I think it will always stand as one of the high achievements of number theory.
我认为这将一直是数论领域中的最高成就之一。
It was magnificent.
太了不起了
It's not every day that you hear the proof of the century.
不是每一天都能听说到世纪之证明的
Well my first reaction was: I told you so.
我第一反应就是:我告诉过你。
The Taniyama-Shimura conjecture is no longer a conjecture,
谷山-志村猜想不再是个猜想,
and as a result Fermat's last theorem has been proved.
结局就是费马的最后定理终被证明。
But is Andrew's proof the same as Fermat's?
但安德鲁的证明和费马的是一样的吗?
Fermat couldn't possibly have had this proof. It's a 20th-century proof.
费马不可能有这样的证明,因为这是个20世纪的证明。
There's no way this could have been done before the 20th-century.
而这不可能在20世纪之前就可得以做到。
I'm relieved that this result is now settled.
这个结果现终取得,我感到释然。
But I'm sad in some ways because Fermat's last theorem has been responsible for so much.
但在某些方面又难过,因为费马最后定理如此意义菲然。
What will we find to take its place?
我们将找到什么来取代它的位置呢?
There's no other problem that will mean the same to me.
没有其它的难题对我来说具有同等意义
I had this very rare privilege of being able to pursue in my adult life what had been my childhood dream.

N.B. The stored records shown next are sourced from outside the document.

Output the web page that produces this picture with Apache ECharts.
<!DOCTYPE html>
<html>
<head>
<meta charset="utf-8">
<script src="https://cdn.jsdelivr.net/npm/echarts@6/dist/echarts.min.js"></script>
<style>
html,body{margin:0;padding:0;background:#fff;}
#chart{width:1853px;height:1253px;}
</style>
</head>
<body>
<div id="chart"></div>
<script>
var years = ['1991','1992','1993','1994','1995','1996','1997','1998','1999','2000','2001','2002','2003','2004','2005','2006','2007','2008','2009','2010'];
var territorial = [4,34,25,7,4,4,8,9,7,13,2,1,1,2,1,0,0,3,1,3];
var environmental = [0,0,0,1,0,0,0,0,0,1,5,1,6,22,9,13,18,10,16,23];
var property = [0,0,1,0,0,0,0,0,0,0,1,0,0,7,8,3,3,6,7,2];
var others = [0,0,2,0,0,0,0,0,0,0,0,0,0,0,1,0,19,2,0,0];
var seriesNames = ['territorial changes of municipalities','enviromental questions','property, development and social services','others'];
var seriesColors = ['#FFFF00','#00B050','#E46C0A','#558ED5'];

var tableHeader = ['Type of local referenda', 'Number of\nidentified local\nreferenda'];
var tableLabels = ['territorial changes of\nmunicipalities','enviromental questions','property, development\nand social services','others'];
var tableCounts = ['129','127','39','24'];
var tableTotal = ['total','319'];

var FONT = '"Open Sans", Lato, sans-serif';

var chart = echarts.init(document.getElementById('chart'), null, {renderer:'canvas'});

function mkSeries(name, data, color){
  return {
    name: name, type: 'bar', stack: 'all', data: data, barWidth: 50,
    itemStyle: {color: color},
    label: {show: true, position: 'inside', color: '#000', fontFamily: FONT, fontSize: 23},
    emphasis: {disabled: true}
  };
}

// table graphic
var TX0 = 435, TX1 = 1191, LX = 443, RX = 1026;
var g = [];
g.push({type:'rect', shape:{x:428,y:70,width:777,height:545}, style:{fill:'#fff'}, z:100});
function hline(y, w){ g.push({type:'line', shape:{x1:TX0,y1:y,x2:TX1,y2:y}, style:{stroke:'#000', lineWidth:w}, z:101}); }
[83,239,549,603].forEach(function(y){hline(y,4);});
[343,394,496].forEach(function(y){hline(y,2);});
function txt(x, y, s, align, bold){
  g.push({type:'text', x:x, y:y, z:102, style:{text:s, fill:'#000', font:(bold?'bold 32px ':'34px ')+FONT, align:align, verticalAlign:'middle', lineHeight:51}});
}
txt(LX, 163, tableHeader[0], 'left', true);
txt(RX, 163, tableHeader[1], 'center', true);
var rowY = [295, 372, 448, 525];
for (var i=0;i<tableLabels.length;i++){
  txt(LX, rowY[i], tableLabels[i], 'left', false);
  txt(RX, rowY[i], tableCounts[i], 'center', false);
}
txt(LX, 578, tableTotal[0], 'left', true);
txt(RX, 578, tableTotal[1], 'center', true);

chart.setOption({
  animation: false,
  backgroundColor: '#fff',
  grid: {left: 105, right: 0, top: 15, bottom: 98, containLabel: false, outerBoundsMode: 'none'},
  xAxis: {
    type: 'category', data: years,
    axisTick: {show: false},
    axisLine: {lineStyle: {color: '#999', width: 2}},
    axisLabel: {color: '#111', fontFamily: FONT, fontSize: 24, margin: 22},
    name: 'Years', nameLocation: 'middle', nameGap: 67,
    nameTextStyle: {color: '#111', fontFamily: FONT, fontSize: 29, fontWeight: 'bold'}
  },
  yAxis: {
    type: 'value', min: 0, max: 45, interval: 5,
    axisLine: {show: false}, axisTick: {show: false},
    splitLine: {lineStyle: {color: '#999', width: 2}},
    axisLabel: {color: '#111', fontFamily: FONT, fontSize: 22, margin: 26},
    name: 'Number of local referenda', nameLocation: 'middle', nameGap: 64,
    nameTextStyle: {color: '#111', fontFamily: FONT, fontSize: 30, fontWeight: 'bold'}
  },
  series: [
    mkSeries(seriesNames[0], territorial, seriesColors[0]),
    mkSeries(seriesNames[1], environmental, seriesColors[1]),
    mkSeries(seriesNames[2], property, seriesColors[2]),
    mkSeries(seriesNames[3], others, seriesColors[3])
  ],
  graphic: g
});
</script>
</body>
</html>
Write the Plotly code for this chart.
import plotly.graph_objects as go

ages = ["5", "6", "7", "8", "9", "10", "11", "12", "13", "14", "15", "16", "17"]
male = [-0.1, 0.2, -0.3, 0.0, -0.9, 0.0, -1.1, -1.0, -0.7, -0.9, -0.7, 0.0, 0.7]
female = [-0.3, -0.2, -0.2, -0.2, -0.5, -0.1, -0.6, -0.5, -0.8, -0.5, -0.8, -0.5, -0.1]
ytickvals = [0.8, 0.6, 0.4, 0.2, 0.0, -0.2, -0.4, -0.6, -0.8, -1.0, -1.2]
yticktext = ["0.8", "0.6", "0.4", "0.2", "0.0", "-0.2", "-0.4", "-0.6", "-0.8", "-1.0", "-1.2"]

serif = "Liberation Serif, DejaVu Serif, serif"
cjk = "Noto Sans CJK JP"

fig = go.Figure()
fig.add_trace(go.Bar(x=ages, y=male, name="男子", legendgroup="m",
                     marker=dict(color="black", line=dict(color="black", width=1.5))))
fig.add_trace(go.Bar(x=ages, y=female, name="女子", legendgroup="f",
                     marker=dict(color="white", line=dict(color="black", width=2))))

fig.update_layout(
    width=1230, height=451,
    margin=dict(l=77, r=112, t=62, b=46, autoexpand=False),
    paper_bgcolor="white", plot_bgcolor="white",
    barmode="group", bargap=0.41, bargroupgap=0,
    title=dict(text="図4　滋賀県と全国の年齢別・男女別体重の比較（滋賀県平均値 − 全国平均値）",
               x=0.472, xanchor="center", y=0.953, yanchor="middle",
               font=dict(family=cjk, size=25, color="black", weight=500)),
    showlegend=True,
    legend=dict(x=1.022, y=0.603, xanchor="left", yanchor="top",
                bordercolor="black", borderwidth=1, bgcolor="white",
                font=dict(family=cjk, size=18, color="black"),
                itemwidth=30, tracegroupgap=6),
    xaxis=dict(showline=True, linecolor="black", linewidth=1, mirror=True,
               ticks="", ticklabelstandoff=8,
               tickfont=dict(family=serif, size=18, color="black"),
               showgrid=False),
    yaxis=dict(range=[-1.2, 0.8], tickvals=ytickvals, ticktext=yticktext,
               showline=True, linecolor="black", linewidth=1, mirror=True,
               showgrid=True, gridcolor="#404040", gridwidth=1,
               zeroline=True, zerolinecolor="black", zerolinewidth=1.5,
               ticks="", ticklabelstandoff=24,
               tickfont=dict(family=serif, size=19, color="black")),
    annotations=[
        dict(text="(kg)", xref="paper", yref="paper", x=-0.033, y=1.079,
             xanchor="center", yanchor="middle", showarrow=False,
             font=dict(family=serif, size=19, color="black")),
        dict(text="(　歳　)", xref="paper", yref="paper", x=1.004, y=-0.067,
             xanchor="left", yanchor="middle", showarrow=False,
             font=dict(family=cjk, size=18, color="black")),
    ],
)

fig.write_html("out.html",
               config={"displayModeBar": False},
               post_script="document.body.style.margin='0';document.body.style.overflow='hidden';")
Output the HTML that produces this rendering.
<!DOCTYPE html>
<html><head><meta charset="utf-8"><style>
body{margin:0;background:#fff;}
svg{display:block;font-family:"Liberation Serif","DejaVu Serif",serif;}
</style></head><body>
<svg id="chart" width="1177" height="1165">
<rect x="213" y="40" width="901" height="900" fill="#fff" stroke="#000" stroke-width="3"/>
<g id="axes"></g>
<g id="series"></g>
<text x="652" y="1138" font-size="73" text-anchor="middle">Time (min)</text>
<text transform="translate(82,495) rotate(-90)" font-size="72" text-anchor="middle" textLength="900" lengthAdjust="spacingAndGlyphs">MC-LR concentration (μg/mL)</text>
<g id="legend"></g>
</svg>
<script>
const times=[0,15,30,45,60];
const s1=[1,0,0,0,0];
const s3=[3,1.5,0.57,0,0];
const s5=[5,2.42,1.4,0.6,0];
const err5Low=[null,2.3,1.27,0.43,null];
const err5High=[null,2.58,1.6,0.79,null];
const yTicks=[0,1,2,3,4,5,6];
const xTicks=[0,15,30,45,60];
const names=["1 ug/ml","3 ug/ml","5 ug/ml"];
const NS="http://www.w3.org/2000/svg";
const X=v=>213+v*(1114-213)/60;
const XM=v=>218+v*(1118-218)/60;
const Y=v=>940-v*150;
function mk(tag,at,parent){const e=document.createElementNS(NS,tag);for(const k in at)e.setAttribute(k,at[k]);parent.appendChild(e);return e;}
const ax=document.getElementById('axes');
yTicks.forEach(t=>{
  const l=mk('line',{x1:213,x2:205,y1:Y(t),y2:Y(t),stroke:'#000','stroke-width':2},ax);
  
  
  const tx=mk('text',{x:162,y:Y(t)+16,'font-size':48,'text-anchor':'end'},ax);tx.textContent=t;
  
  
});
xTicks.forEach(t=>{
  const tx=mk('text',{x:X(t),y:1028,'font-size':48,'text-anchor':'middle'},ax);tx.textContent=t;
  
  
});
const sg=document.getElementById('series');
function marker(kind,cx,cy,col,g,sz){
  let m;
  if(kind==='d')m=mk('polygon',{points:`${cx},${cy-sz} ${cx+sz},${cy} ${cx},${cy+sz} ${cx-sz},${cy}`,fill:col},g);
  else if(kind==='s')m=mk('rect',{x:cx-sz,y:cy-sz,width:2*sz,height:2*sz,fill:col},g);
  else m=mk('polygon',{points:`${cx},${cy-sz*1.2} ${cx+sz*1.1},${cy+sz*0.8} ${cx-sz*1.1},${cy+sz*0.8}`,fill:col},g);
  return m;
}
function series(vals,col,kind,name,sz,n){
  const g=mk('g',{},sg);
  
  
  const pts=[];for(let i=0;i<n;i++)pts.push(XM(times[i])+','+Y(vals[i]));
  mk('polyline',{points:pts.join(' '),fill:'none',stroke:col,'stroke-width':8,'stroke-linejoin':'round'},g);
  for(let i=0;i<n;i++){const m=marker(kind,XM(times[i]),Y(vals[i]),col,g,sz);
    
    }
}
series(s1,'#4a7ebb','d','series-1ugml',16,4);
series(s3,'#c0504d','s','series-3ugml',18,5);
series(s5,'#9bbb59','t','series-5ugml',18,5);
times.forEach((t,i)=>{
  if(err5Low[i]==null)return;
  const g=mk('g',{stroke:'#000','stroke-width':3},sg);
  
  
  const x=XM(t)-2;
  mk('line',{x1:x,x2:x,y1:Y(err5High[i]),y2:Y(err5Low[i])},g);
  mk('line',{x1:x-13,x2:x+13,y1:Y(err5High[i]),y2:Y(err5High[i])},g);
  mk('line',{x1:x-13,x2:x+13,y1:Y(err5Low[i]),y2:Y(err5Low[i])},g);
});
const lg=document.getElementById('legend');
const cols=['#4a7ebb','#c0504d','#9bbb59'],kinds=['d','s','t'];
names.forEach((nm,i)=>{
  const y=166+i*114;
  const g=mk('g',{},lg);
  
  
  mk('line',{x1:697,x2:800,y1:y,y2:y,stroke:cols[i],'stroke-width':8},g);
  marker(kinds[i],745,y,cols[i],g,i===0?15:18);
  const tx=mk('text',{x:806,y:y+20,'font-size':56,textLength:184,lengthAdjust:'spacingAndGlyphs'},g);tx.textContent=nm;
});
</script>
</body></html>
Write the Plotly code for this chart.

我有过这难得的荣幸,能够在我的成年年岁中追寻我儿时的梦想。
I know it's a rare privilege but if one can do this it's more rewarding than anything I could imagine.
我知道那是难得的荣幸,但如果可做成,就将比我所能想象的任何事情都有价值。
One of the great things about this work is it embraces the ideas of so many mathematicians.
这项工作中了不起的一件事就是,它包涵了如此多数学家的思想。
I've made a partial list: Klein, Fricke, Hurwitz, Hecke, Dirichlet, Dedekind...
我列出个不完整的名单:克莱茵,弗里克,胡尔维茨,赫克,狄利克莱,戴德金...
The proof by Langlands and Tunnell... Deligne, Rapoport, Katz...
包括朗兰兹和图内尔,德里格内,拉波波特,凯兹的证明...
Mazur's idea of using the deformation theory of Galois representations...
包括梅休尔使用伽罗华表示之变形理论的想法...
Igusa, Eichler, Shimura, Taniyama... Frey's reduction...
依古瑟,埃其勒,志村五郎,谷山丰...弗莱的整理...
The list goes on and on... Bloch, Kato, Selmer, Frey, Fermat.
这个名单还长得很...布洛克,卡特,塞尔默,弗莱,费马。